TASK TO COMPLETE: Retype, word for word, the lines from the first line of the entries through the line that holds "legend_colors = ['#7a0895', '#00c000', '#8f8fff']"; leave out the pictures.

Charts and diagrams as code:

· · · ·

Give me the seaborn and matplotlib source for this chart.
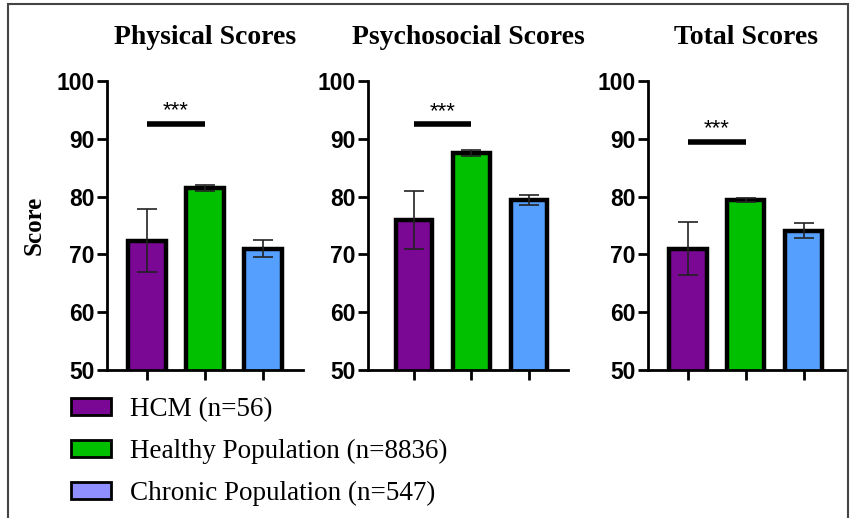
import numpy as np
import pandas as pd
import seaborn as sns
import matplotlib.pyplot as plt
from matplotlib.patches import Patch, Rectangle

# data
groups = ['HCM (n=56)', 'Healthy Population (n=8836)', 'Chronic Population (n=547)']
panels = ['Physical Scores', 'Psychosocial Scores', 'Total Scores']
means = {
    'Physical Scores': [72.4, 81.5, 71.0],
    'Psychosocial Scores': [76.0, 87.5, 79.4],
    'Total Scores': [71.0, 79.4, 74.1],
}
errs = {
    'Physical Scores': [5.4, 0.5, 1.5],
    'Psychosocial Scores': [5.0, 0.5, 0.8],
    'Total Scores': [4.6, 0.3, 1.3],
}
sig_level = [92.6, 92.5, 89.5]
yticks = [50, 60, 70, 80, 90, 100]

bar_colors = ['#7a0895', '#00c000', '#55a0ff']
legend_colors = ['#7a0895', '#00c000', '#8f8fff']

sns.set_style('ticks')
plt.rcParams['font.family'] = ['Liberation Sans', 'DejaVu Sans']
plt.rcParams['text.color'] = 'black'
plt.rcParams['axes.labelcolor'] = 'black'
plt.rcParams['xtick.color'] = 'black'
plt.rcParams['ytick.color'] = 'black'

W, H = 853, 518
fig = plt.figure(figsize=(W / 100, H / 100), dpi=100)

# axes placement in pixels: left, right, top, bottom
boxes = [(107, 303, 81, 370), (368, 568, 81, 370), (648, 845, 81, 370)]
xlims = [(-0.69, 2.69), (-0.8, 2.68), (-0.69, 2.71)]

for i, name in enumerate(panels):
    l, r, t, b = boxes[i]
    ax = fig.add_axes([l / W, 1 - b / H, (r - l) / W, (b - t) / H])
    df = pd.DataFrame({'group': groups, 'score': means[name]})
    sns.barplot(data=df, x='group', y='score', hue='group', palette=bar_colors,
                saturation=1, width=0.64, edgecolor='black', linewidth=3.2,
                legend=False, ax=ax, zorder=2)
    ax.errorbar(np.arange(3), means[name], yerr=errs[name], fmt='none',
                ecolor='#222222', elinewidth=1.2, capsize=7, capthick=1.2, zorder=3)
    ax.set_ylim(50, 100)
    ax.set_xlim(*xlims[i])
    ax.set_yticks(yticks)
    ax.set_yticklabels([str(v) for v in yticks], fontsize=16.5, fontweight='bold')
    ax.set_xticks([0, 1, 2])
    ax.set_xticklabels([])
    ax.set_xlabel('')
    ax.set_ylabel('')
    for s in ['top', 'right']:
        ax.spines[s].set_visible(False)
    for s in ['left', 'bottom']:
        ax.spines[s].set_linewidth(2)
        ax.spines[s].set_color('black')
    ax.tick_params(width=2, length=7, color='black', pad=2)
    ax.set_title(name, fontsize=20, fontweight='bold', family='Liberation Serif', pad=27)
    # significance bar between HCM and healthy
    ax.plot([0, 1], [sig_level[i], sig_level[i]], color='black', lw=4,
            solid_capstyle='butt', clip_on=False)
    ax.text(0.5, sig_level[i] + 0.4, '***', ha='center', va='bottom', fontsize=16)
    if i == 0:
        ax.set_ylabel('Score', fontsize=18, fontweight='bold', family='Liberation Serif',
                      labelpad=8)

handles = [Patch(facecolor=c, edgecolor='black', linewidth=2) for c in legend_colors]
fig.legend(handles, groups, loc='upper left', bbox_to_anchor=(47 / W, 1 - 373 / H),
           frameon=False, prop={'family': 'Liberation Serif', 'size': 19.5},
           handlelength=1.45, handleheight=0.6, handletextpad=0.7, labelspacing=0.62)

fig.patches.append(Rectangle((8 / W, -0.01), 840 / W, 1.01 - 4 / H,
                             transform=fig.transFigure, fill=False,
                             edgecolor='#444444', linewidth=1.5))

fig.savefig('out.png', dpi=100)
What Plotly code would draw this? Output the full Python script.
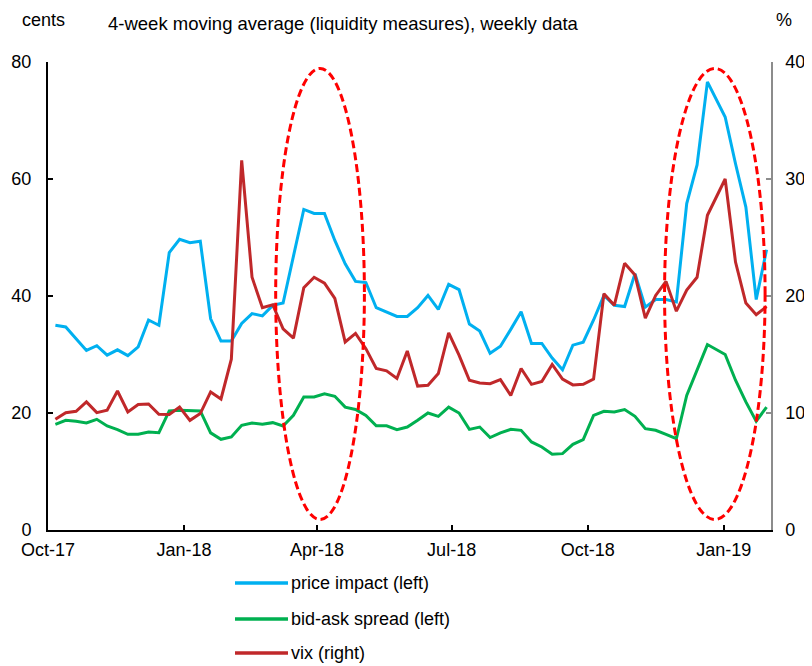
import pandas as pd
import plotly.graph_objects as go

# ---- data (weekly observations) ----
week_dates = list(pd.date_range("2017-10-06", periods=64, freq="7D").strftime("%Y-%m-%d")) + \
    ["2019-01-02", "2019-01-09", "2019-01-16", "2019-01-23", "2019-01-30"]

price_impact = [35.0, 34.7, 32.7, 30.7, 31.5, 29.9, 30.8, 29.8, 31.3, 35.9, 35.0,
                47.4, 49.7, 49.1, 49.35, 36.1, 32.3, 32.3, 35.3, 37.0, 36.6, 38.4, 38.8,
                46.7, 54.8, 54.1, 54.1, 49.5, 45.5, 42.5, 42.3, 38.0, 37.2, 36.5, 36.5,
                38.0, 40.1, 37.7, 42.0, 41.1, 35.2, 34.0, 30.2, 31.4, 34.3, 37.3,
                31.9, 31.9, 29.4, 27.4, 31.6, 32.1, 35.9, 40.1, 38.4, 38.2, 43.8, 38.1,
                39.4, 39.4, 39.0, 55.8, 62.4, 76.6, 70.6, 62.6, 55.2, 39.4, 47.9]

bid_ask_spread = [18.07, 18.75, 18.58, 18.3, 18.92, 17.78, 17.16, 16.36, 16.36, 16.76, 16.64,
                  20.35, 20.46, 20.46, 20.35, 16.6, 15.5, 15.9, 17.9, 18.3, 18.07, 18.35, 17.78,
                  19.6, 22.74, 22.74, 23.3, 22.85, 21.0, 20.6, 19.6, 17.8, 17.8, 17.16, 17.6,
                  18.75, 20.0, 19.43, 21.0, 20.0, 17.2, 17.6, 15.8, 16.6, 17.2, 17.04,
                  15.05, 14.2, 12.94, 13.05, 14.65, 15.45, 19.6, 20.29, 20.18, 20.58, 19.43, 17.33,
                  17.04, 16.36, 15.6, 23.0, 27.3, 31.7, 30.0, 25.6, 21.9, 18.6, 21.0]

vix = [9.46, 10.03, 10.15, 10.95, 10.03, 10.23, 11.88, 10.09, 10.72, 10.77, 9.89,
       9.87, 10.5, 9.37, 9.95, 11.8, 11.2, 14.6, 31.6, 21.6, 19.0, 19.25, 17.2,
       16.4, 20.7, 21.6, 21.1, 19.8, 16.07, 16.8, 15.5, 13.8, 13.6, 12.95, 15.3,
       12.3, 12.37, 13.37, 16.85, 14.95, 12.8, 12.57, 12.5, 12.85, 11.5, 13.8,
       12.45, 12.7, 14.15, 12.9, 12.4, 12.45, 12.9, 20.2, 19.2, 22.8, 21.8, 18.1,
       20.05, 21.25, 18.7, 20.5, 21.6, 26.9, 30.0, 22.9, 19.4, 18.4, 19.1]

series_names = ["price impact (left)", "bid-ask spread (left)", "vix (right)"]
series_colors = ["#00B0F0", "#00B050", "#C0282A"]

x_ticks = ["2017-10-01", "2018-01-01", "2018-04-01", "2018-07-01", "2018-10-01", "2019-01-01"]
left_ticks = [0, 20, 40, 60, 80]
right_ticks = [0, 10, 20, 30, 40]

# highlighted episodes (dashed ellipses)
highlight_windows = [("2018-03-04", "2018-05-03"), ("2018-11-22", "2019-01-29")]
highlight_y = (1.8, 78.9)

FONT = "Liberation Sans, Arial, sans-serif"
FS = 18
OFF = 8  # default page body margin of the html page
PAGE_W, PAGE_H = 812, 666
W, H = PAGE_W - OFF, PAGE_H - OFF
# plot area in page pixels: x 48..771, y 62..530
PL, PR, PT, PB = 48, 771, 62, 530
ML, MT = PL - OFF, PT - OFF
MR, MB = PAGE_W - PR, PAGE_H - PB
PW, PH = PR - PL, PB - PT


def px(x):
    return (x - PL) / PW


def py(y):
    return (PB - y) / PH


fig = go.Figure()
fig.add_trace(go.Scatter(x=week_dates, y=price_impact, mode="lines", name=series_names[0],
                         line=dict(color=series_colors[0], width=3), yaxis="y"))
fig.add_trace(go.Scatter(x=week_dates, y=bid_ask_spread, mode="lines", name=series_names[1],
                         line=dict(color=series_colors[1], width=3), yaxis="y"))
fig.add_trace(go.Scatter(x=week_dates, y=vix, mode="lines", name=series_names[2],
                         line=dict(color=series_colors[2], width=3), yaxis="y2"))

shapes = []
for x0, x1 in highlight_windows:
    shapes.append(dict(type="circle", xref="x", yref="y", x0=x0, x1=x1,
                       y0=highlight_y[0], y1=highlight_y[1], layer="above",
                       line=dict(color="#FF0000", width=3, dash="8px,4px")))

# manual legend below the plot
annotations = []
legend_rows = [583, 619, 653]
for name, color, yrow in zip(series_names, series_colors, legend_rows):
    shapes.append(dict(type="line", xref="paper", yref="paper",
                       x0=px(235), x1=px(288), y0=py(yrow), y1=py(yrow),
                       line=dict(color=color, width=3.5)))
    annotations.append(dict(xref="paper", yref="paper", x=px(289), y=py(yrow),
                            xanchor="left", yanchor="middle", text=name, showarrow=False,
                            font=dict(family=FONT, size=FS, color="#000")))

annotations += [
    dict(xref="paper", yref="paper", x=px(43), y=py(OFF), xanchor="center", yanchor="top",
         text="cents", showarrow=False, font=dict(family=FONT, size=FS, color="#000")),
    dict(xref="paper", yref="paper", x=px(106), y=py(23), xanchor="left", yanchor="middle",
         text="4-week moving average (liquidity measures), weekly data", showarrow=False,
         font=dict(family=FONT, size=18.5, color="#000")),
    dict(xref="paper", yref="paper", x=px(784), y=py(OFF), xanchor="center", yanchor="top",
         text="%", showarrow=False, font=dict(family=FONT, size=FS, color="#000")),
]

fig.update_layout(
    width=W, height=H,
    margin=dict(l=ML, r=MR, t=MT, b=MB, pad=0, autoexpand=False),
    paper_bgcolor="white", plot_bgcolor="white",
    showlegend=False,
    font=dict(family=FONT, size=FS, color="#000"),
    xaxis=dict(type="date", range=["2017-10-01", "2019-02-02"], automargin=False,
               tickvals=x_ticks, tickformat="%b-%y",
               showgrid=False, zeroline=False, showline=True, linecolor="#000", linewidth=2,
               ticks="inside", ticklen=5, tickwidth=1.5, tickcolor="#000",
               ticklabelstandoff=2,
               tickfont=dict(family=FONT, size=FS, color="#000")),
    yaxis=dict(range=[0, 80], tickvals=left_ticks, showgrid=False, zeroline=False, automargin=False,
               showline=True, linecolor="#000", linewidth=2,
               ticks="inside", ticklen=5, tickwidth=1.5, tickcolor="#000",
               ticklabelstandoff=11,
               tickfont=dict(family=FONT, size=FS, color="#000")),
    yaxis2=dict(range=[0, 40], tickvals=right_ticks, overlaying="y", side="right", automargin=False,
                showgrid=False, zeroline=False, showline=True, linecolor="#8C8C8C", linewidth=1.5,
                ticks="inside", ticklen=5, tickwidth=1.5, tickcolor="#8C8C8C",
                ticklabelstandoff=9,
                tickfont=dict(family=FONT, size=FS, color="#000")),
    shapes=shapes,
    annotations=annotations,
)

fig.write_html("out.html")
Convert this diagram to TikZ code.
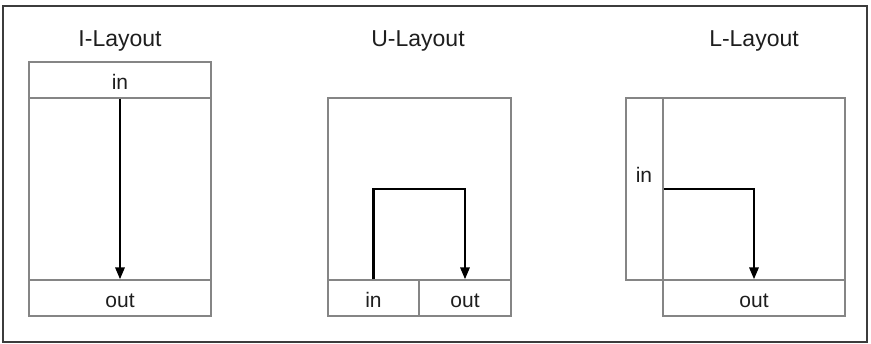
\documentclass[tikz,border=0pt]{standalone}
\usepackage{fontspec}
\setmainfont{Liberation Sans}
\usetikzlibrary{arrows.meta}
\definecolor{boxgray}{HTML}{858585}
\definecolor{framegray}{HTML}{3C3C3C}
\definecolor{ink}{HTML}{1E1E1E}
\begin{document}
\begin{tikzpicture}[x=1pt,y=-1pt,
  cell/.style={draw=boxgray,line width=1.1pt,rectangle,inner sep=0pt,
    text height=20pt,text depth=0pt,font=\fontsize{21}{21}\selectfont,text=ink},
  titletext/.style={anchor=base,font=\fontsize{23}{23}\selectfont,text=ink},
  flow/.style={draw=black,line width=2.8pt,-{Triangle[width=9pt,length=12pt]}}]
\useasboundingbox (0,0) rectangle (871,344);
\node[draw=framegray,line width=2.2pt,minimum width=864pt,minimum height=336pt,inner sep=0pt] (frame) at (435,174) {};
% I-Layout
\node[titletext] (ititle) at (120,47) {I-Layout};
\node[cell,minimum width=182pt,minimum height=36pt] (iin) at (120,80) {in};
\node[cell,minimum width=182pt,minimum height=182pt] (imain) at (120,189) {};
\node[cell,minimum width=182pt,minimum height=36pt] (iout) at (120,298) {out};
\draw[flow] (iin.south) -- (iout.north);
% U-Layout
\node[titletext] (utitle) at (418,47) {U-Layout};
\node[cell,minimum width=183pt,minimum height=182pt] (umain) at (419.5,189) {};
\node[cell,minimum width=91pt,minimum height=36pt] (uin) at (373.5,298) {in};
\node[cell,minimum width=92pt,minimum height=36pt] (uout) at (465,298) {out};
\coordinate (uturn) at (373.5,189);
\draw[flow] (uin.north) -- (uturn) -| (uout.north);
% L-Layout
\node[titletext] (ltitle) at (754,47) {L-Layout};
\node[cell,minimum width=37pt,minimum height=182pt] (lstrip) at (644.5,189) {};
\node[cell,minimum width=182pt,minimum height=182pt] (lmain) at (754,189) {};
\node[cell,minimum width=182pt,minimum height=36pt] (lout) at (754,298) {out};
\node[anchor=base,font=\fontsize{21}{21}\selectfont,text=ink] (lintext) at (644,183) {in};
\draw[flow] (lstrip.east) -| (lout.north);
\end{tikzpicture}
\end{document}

· · · ·

THE RESULT:
Give me the seaborn and matplotlib source for this chart.
import numpy as np
import pandas as pd
import seaborn as sns
import matplotlib.pyplot as plt
from matplotlib.patches import Patch, Rectangle

# data
groups = ['HCM (n=56)', 'Healthy Population (n=8836)', 'Chronic Population (n=547)']
panels = ['Physical Scores', 'Psychosocial Scores', 'Total Scores']
means = {
    'Physical Scores': [72.4, 81.5, 71.0],
    'Psychosocial Scores': [76.0, 87.5, 79.4],
    'Total Scores': [71.0, 79.4, 74.1],
}
errs = {
    'Physical Scores': [5.4, 0.5, 1.5],
    'Psychosocial Scores': [5.0, 0.5, 0.8],
    'Total Scores': [4.6, 0.3, 1.3],
}
sig_level = [92.6, 92.5, 89.5]
yticks = [50, 60, 70, 80, 90, 100]

bar_colors = ['#7a0895', '#00c000', '#55a0ff']
legend_colors = ['#7a0895', '#00c000', '#8f8fff']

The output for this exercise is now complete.